- THE PROBLEM -
Give the number of lines holding the string "this" and nothing more.

- ENTRIES SUPPLIED -
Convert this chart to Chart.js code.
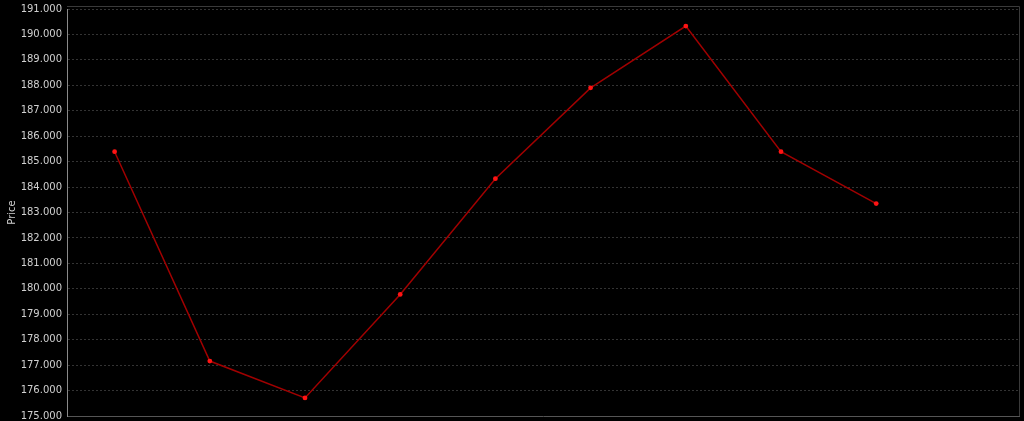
<!DOCTYPE html>
<html>
<head>
<meta charset="utf-8">
<script src="https://cdn.jsdelivr.net/npm/chart.js@4"></script>
<style>
html,body{margin:0;padding:0;background:#000;}
#wrap{width:1024px;height:421px;}
</style>
</head>
<body>
<div id="wrap"><canvas id="c" width="1024" height="421"></canvas></div>
<script>
const categories = ["1","2","3","4","5","6","7","8","9","10"];
const prices = [185.39, 177.16, 175.71, 179.78, 184.33, 187.90, 190.33, 185.39, 183.35, null];
const yMin = 175;
const yMax = 191;
const yStep = 1;
const yTitle = "Price";

const frame = {
  id: 'frame',
  beforeDatasetsDraw(chart) {
    const {ctx, chartArea: a} = chart;
    ctx.save();
    ctx.strokeStyle = '#3a3a3a';
    ctx.lineWidth = 1;
    ctx.beginPath();
    ctx.moveTo(a.left, a.top - 2.5);
    ctx.lineTo(a.right + 0.5, a.top - 2.5);
    ctx.lineTo(a.right + 0.5, a.bottom);
    ctx.stroke();
    ctx.restore();
  }
};

new Chart(document.getElementById('c'), {
  type: 'line',
  data: {
    labels: categories,
    datasets: [{
      data: prices,
      borderColor: '#a00000',
      borderWidth: 1.5,
      pointRadius: 2.4,
      pointHoverRadius: 2.4,
      pointBackgroundColor: '#ff1414',
      pointBorderColor: '#ff1414',
      pointBorderWidth: 0,
      tension: 0,
      spanGaps: false
    }]
  },
  options: {
    responsive: false,
    animation: false,
    devicePixelRatio: 1,
    layout: {padding: {top: 9, right: 5, bottom: 5, left: 0}},
    plugins: {legend: {display: false}, tooltip: {enabled: false}},
    scales: {
      x: {
        offset: true,
        ticks: {display: false},
        grid: {display: false, drawTicks: false},
        border: {display: true, color: '#555', width: 1},
        afterFit(s) { s.height = 0; s.paddingLeft = 0; s.paddingRight = 0; }
      },
      y: {
        min: yMin, max: yMax,
        ticks: {
          stepSize: yStep,
          color: '#d0d0d0',
          padding: 5,
          font: {family: 'DejaVu Sans', size: 10},
          callback: v => Number(v).toFixed(3)
        },
        grid: {color: '#333333', drawTicks: false, lineWidth: 1},
        border: {display: true, color: '#8a8a8a', width: 1, dash: [2, 2]},
        title: {
          display: true, text: yTitle, color: '#d0d0d0',
          font: {family: 'DejaVu Sans', size: 10}, padding: {top: 6, bottom: 0}
        },
        afterFit(s) { s.width = 67; s.paddingTop = 0; s.paddingBottom = 0; }
      }
    }
  },
  plugins: [frame]
});
</script>
</body>
</html>
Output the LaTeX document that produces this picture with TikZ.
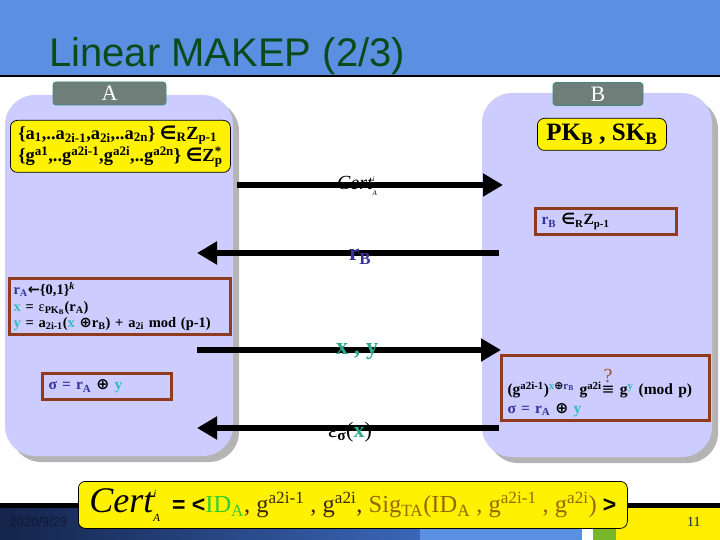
\documentclass[tikz,border=0pt]{standalone}
\usepackage{fontspec}
\setmainfont{Liberation Serif}
\setsansfont{Liberation Sans}
\newfontfamily\symfont{DejaVu Sans}
\usepackage{xcolor}
\usetikzlibrary{arrows.meta,positioning}
\tikzset{every picture/.style={line width=0.75pt}}

\definecolor{titleblue}{HTML}{5B8FE2}
\definecolor{titlegreen}{HTML}{0B4A1B}
\definecolor{lav}{HTML}{CCCCFF}
\definecolor{shadowgray}{HTML}{B4B4B4}
\definecolor{tagfill}{HTML}{707E7A}
\definecolor{tagedge}{HTML}{3E8A82}
\definecolor{boxbrown}{HTML}{8E3B1F}
\definecolor{dblue}{HTML}{333399}
\definecolor{vteal}{HTML}{2EA88C}
\definecolor{vcyan}{HTML}{33BBBB}
\definecolor{idgreen}{HTML}{33CC33}
\definecolor{sigbrown}{HTML}{996600}
\definecolor{gdark}{HTML}{3C2A0A}
\definecolor{qbrown}{HTML}{A0522D}
\definecolor{footdark}{HTML}{14244A}
\definecolor{footmid}{HTML}{3A66B8}
\definecolor{footgreen}{HTML}{77B52A}
\definecolor{footyellow}{HTML}{FFEE00}

\newcommand\fsz[2]{\fontsize{#1}{#2}\selectfont}
\newcommand\opl{{\symfont\bfseries ⊕}}
\newcommand\elt{{\symfont\bfseries ∈}}

\tikzset{
  tagbox/.style={draw=tagedge, fill=tagfill, rounded corners=3pt, text=white,
    font=\fsz{22}{24}, minimum height=23pt, inner sep=0pt},
  keybox/.style={draw=black, fill=yellow, rounded corners=7pt, anchor=north west,
    align=left, font=\bfseries, inner xsep=4pt, inner ysep=2pt},
  stepbox/.style={draw=boxbrown, line width=3pt, anchor=north west, align=left,
    font=\bfseries\fsz{15.5}{16.5}, inner xsep=6pt, inner ysep=3pt},
  msg/.style={line width=6pt, -{Triangle[length=20pt,width=22pt]}},
}

\begin{document}
\begin{tikzpicture}[x=1pt,y=1pt,yscale=-1]
\useasboundingbox (0,0) rectangle (720,540);
% title band
\fill[titleblue] (0,0) rectangle (720,75);
\fill[black] (0,75) rectangle (720,77.5);
\node[anchor=base west, inner sep=0pt, text=titlegreen, font=\sffamily\fsz{40}{40}] (title) at (49,67) {Linear MAKEP (2/3)};

% the two parties
\fill[shadowgray, rounded corners=30pt] (11,101) rectangle (239,462);
\fill[lav, rounded corners=30pt] (5,95) rectangle (233,456);
\fill[shadowgray, rounded corners=30pt] (488,99) rectangle (718,463);
\fill[lav, rounded corners=30pt] (482,93) rectangle (712,457);
\node[tagbox, minimum width=113pt] (tagA) at (109.5,93.5) {A};
\node[tagbox, minimum width=90pt] (tagB) at (598,94) {B};

% keys
\node[keybox, minimum width=220pt, minimum height=52pt, font=\bfseries\fsz{18.5}{22.5}] (keysA) at (10,120)
  {\{a\textsubscript{1},..a\textsubscript{2i-1},a\textsubscript{2i},..a\textsubscript{2n}\} \elt\textsubscript{R}Z\textsubscript{p-1}\\
   \{g\textsuperscript{a1},..g\textsuperscript{a2i-1},g\textsuperscript{a2i},..g\textsuperscript{a2n}\} \elt Z\rlap{\textsuperscript{*}}\textsubscript{p}};
\node[keybox, minimum width=129pt, minimum height=32pt, align=center, font=\bfseries\fsz{25}{26}] (keysB) at (537,118)
  {PK\textsubscript{B} , SK\textsubscript{B}};

% computations
\node[stepbox, text width=129pt, minimum height=26pt] (rB) at (534,207)
  {{\color{dblue}r\textsubscript{B}} \elt\textsubscript{R}Z\textsubscript{p-1}};
\node[stepbox, text width=213pt, minimum height=56pt, inner xsep=4pt, font=\bfseries\fsz{14.5}{16.5}] (calcA) at (8,277)
  {{\color{dblue}r\textsubscript{A}}{\symfont\bfseries ←}\{0,1\}\textsuperscript{\textit{k}}\\
   {\color{vcyan}x} = {\mdseries ε}\textsubscript{PK\textsubscript{B}}(r\textsubscript{A})\\
   {\color{vcyan}y} = a\textsubscript{2i-1}({\color{vcyan}x} \opl r\textsubscript{B}) + a\textsubscript{2i} mod (p-1)};
\node[stepbox, text width=117pt, minimum height=26pt] (sigA) at (41,372)
  {{\color{dblue}σ = r\textsubscript{A}} \opl\ {\color{vcyan}y}};
\node[stepbox, text width=196pt, minimum height=65pt, font=\bfseries\fsz{15.5}{19}] (checkB) at (500,354)
  {\rule{0pt}{35pt}(g\textsuperscript{a2i-1})\textsuperscript{{\color{vcyan}x}\opl{\color{dblue}r\textsubscript{B}}} g\textsuperscript{a2i}\rlap{\raisebox{12pt}{\hspace{2pt}\color{qbrown}\mdseries\fsz{20}{20}?}}{\symfont\mdseries ≡} g\textsuperscript{\color{vcyan}y} (mod p)\\
   {\color{dblue}σ = r\textsubscript{A}} \opl\ {\color{vcyan}y}};

% messages
\coordinate (m1a) at (237,185);
\coordinate (m1b) at (503,185);
\coordinate (m2b) at (499,253);
\coordinate (m2a) at (197,253);
\coordinate (m3a) at (197,350);
\coordinate (m3b) at (501,350);
\coordinate (m4b) at (499,428);
\coordinate (m4a) at (197,428);
\draw[msg] (m1a) -- (m1b);
\draw[msg] (m2b) -- (m2a);
\draw[msg] (m3a) -- (m3b);
\draw[msg] (m4b) -- (m4a);
\node[inner sep=0pt, font=\fsz{20}{20}\itshape] (lab1) at (357,186)
  {Cert\rlap{\raisebox{8pt}{\fsz{7}{7}i}}\raisebox{-6pt}{\fsz{7}{7}A}};
\node[inner sep=0pt, text=dblue, font=\bfseries\fsz{24}{24}] (lab2) at (360,257) {r\textsubscript{B}};
\node[inner sep=0pt, text=vteal, font=\bfseries\fsz{24}{24}] (lab3) at (357,352) {x , y};
\node[inner sep=0pt, font=\fsz{22}{22}] (lab4) at (350,432)
  {ε\textsubscript{\bfseries σ}({\bfseries\color{vteal}x})};

% footer
\fill[black] (0,503) rectangle (720,508);
\shade[left color=footdark, right color=footmid] (0,508) rectangle (420,540);
\fill[titleblue] (420,508) rectangle (582,540);
\fill[footyellow] (560,508) rectangle (720,525);
\fill[white] (582,525) rectangle (593,540);
\fill[footgreen] (593,525) rectangle (616,540);
\fill[footyellow] (616,525) rectangle (720,540);
\node[anchor=base west, inner sep=0pt, text=footdark!70!black, font=\sffamily\fsz{13}{13}] (date) at (9,526) {2020/9/29};
\node[anchor=base east, inner sep=0pt, text=footdark, font=\fsz{14}{14}] (page) at (701,526) {11};

% certificate
\node[keybox, font=\fsz{24.5}{25}, minimum width=549pt, minimum height=47pt, inner xsep=9pt] (cert) at (78,481)
  {{\fsz{36}{36}\itshape Cert}\rlap{\raisebox{15pt}{\fsz{11}{11}\itshape i}}\raisebox{-9pt}{\fsz{11}{11}\itshape A}%
   \hspace{12pt}{\sffamily\bfseries\fsz{23}{23}= <}{\color{idgreen}ID\textsubscript{A}}{\color{gdark} , g\textsuperscript{a2i-1} , g\textsuperscript{a2i}, }%
   {\color{sigbrown}Sig\textsubscript{TA}(ID\textsubscript{A} , g\textsuperscript{a2i-1} , g\textsuperscript{a2i})} {\sffamily\bfseries\fsz{23}{23}>}};
\end{tikzpicture}
\end{document}
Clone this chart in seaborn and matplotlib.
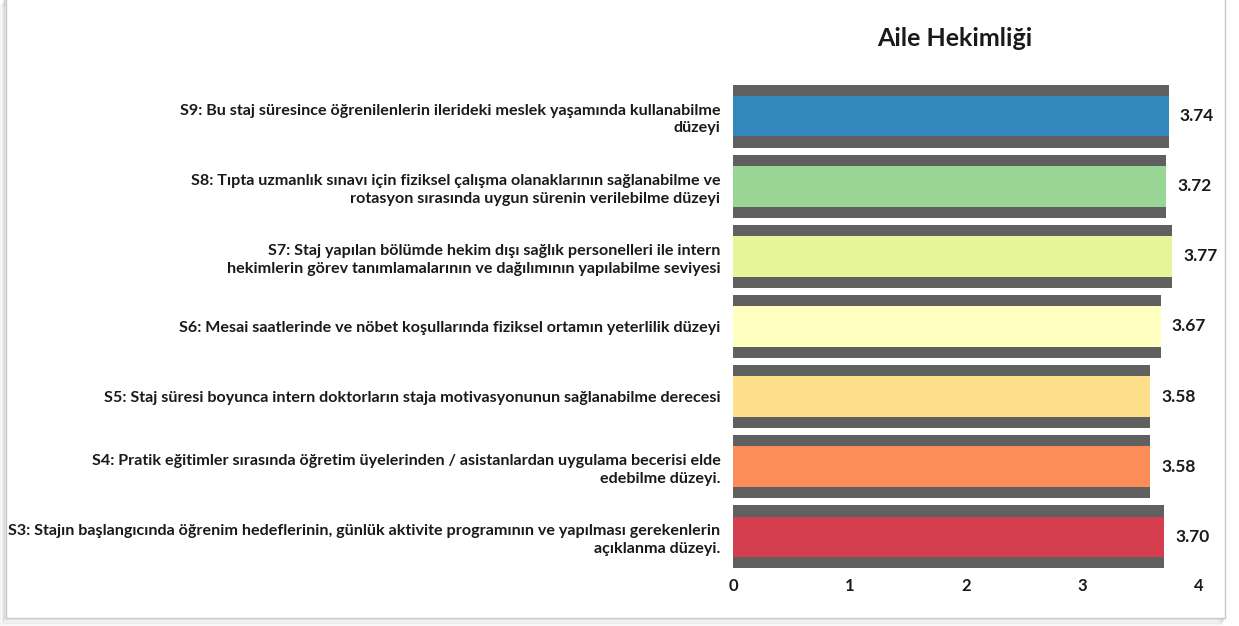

- ANSWER -
3